### Exercise
Identify each line below that contains the word "this", and copy it out.

### Records with drawing code

■ ■ ■ ■ ■ ■ ■

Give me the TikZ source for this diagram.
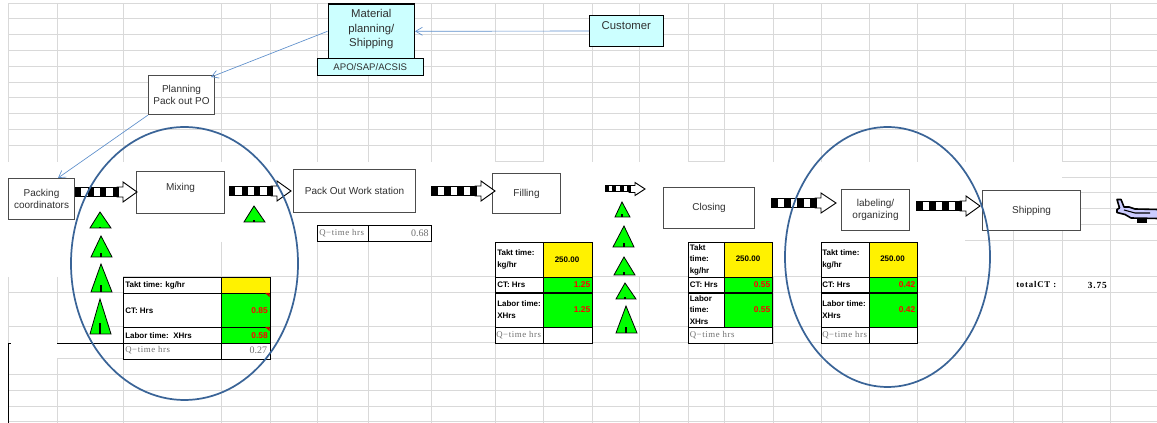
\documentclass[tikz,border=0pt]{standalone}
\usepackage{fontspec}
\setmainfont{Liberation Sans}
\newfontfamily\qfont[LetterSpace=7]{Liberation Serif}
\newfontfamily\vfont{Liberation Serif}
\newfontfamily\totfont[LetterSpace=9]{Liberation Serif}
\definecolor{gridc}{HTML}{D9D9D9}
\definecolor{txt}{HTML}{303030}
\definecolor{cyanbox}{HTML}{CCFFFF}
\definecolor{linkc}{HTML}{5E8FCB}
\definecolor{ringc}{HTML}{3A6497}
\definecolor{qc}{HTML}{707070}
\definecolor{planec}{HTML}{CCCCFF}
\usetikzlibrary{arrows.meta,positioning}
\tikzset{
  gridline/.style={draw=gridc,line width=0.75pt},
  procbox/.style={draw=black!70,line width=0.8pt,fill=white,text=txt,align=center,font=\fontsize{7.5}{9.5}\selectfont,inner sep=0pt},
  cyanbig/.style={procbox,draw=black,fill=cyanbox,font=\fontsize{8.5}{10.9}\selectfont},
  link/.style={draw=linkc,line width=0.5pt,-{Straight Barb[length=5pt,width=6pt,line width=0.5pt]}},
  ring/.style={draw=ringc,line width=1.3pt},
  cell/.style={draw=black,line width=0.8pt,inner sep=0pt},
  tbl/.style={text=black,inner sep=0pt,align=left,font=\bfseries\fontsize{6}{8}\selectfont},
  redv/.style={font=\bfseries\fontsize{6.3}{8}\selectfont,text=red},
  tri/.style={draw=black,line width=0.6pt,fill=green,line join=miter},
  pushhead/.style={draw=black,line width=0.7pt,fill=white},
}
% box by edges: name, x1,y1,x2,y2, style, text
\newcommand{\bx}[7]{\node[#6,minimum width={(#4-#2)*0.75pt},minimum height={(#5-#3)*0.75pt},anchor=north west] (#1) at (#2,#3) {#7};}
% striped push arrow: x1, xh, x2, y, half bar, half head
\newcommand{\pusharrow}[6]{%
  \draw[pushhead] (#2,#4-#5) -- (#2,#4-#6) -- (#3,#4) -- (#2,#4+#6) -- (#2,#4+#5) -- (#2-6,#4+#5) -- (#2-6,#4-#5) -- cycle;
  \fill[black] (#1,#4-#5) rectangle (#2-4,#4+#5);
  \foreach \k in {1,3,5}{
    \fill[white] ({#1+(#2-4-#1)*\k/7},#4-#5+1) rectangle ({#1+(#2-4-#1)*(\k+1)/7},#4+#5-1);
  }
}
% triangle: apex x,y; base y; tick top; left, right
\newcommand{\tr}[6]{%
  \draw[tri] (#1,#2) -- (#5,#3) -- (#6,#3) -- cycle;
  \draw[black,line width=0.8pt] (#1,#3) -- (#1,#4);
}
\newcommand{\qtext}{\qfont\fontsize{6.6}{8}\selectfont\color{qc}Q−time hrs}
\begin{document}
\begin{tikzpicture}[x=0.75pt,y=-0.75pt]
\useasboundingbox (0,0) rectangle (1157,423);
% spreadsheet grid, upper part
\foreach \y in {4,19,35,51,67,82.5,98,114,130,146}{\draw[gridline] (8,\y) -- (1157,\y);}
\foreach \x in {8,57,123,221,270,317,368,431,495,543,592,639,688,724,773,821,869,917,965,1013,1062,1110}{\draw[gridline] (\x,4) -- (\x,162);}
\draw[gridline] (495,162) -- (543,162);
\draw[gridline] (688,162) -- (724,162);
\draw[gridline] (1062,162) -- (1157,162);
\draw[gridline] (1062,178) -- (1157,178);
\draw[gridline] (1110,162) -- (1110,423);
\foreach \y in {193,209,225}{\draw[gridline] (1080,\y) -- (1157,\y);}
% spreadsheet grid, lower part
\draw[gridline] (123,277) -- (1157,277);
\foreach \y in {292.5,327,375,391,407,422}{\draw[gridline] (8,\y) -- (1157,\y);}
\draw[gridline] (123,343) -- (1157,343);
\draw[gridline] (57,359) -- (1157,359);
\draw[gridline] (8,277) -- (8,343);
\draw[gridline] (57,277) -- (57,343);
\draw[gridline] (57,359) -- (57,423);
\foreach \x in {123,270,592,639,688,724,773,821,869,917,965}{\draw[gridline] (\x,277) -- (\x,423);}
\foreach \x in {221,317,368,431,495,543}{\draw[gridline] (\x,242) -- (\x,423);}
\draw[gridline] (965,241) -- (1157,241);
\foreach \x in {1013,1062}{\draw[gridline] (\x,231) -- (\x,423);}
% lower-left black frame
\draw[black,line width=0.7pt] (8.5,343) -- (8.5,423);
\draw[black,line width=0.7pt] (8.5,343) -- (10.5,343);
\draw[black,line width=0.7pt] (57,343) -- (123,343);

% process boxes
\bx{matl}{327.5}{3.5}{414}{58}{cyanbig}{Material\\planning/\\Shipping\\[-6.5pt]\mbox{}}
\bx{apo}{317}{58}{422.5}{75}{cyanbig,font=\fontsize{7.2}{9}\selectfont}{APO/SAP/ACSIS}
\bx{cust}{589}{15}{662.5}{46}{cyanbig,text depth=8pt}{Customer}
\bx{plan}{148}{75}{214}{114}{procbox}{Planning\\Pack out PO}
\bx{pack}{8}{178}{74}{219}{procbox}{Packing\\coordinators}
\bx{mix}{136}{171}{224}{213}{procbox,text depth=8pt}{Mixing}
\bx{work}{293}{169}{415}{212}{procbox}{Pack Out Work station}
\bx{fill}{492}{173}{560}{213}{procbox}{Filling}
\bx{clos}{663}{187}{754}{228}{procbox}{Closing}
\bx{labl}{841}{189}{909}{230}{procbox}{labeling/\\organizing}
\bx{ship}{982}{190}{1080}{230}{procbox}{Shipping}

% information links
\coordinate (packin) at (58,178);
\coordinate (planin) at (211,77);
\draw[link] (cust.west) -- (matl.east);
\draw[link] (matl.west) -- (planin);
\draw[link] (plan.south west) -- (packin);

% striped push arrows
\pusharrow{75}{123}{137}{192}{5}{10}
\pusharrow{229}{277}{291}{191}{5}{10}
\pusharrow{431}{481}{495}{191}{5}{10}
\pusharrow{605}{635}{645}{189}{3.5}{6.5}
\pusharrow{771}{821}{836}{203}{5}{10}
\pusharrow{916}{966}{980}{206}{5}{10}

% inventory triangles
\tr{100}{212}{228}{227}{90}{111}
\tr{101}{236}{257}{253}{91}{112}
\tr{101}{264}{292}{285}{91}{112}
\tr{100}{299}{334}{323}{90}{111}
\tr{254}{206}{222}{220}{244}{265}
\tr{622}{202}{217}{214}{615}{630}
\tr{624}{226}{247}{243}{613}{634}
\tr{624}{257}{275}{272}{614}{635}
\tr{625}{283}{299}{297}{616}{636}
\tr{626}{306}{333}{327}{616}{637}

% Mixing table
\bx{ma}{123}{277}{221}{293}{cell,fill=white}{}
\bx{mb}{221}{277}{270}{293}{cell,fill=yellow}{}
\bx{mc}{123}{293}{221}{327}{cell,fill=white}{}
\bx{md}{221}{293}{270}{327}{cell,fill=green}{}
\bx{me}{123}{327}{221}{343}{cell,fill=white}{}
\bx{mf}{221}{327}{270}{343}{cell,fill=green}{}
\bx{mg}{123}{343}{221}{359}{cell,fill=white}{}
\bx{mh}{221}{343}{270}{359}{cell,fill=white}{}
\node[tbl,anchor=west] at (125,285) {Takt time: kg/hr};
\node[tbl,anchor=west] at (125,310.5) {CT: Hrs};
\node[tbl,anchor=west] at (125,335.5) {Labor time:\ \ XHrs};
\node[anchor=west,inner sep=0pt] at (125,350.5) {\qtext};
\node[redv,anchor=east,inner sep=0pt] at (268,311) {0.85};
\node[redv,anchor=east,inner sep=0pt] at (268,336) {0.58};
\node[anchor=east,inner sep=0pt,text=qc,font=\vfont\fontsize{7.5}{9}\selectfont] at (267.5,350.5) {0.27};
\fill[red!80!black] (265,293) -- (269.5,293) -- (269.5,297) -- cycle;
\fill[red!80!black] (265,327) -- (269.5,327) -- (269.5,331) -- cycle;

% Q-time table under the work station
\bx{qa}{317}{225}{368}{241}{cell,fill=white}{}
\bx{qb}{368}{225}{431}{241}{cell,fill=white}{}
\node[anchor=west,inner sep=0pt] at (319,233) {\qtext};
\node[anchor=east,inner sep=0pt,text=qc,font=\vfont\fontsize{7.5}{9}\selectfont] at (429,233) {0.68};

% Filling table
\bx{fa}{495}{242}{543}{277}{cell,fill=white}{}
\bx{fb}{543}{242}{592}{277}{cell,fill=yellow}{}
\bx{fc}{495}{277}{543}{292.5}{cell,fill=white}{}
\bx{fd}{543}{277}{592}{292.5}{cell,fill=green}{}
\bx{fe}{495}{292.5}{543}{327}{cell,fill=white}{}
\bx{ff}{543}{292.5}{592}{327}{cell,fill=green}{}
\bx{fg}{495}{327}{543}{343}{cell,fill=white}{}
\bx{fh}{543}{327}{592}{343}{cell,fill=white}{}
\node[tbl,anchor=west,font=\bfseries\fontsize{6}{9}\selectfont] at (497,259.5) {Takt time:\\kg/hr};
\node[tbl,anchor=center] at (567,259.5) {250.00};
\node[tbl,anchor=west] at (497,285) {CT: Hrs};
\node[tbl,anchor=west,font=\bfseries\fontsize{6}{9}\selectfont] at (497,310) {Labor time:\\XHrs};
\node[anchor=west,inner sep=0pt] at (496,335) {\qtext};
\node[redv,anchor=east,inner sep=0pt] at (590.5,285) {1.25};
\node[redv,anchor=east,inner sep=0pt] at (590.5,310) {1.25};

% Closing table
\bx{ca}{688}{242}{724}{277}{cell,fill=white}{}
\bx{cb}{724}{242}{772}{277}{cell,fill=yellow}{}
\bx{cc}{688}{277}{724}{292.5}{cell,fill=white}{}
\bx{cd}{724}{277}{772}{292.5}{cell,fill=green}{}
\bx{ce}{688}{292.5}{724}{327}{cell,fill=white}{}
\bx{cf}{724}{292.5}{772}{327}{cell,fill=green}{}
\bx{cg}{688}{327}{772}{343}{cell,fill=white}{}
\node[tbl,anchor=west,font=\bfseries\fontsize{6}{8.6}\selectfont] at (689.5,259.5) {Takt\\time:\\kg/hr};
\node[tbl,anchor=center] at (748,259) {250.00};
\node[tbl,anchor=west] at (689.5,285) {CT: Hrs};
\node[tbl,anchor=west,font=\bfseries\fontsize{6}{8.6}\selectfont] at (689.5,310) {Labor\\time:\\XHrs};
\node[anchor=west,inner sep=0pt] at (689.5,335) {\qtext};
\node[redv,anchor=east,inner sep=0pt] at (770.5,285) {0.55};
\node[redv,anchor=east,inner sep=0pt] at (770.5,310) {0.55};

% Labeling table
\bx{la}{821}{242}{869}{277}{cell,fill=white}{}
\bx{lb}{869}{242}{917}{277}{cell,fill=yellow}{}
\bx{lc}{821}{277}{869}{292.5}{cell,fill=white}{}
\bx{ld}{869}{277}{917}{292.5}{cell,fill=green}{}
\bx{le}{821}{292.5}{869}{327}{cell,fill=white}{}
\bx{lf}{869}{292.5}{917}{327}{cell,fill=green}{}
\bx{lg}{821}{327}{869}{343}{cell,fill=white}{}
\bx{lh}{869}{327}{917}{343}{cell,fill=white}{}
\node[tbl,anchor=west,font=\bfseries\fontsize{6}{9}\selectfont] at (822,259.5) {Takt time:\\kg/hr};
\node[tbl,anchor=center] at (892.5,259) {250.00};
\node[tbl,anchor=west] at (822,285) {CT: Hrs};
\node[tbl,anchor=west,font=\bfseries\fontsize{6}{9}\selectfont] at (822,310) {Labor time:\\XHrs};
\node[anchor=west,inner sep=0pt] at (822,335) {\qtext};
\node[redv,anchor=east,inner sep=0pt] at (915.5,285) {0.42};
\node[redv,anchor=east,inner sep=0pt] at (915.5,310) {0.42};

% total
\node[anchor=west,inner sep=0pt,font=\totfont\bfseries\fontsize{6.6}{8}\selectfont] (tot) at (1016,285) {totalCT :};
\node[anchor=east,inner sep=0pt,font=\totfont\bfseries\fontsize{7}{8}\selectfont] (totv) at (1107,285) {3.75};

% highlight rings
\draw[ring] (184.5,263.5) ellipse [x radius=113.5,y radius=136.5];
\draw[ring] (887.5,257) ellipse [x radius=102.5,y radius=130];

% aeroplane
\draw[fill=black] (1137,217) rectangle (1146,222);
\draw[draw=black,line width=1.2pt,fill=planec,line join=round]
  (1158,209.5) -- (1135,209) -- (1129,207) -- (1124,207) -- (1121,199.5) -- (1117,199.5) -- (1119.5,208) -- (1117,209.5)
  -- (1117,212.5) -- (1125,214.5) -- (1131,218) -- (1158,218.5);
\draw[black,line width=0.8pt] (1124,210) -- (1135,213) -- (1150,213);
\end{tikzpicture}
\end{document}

■ ■ ■ ■ ■ ■ ■

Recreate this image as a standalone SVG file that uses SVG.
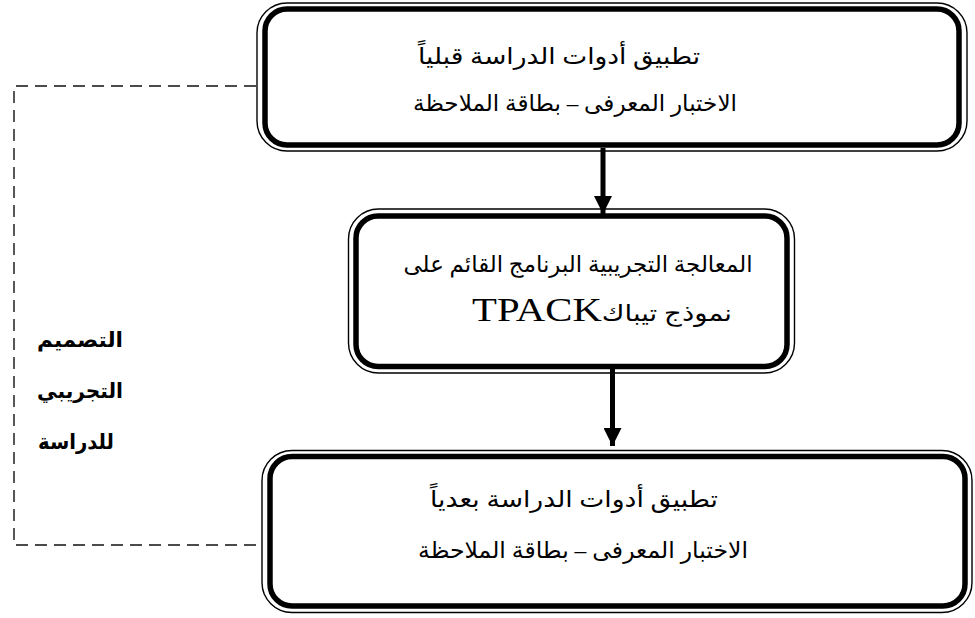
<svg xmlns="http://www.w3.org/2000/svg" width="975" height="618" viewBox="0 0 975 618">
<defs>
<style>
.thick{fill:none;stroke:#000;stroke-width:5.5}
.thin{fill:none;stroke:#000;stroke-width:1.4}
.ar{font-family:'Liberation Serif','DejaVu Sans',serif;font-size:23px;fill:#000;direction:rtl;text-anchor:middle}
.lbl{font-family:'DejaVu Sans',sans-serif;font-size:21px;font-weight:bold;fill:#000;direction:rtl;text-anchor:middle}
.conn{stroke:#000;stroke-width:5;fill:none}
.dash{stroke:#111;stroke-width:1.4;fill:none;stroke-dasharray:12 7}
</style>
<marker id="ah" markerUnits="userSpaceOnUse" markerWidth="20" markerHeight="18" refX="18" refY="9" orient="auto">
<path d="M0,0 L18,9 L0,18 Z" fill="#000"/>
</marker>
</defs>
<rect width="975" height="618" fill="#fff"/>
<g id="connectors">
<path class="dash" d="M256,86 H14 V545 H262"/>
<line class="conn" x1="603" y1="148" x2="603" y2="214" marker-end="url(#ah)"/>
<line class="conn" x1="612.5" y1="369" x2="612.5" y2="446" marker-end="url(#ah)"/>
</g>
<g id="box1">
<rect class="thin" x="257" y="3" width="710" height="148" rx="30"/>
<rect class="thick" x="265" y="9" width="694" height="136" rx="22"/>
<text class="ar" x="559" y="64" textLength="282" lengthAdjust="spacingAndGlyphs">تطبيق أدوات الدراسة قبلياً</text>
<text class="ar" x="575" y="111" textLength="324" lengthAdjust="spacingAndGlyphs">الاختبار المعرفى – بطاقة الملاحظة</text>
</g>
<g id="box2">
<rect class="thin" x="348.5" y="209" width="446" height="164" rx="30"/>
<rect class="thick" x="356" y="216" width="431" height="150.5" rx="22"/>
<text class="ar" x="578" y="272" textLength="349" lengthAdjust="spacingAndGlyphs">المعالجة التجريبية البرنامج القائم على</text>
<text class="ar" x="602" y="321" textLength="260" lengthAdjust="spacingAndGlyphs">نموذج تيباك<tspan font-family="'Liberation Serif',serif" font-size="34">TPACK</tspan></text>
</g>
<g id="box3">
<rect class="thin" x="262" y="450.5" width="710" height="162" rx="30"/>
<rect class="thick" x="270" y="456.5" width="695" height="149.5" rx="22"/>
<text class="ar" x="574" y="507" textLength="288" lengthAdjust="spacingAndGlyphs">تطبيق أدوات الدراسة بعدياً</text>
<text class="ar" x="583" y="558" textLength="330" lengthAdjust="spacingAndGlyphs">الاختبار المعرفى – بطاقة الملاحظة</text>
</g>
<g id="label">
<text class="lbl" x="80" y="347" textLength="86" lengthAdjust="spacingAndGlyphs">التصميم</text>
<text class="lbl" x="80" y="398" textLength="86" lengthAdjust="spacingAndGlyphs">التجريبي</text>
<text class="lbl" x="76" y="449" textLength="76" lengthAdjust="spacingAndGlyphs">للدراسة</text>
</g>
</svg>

■ ■ ■ ■ ■ ■ ■

### Result
Give me the TikZ source for this diagram.
Recreate this image as a standalone SVG file that uses SVG.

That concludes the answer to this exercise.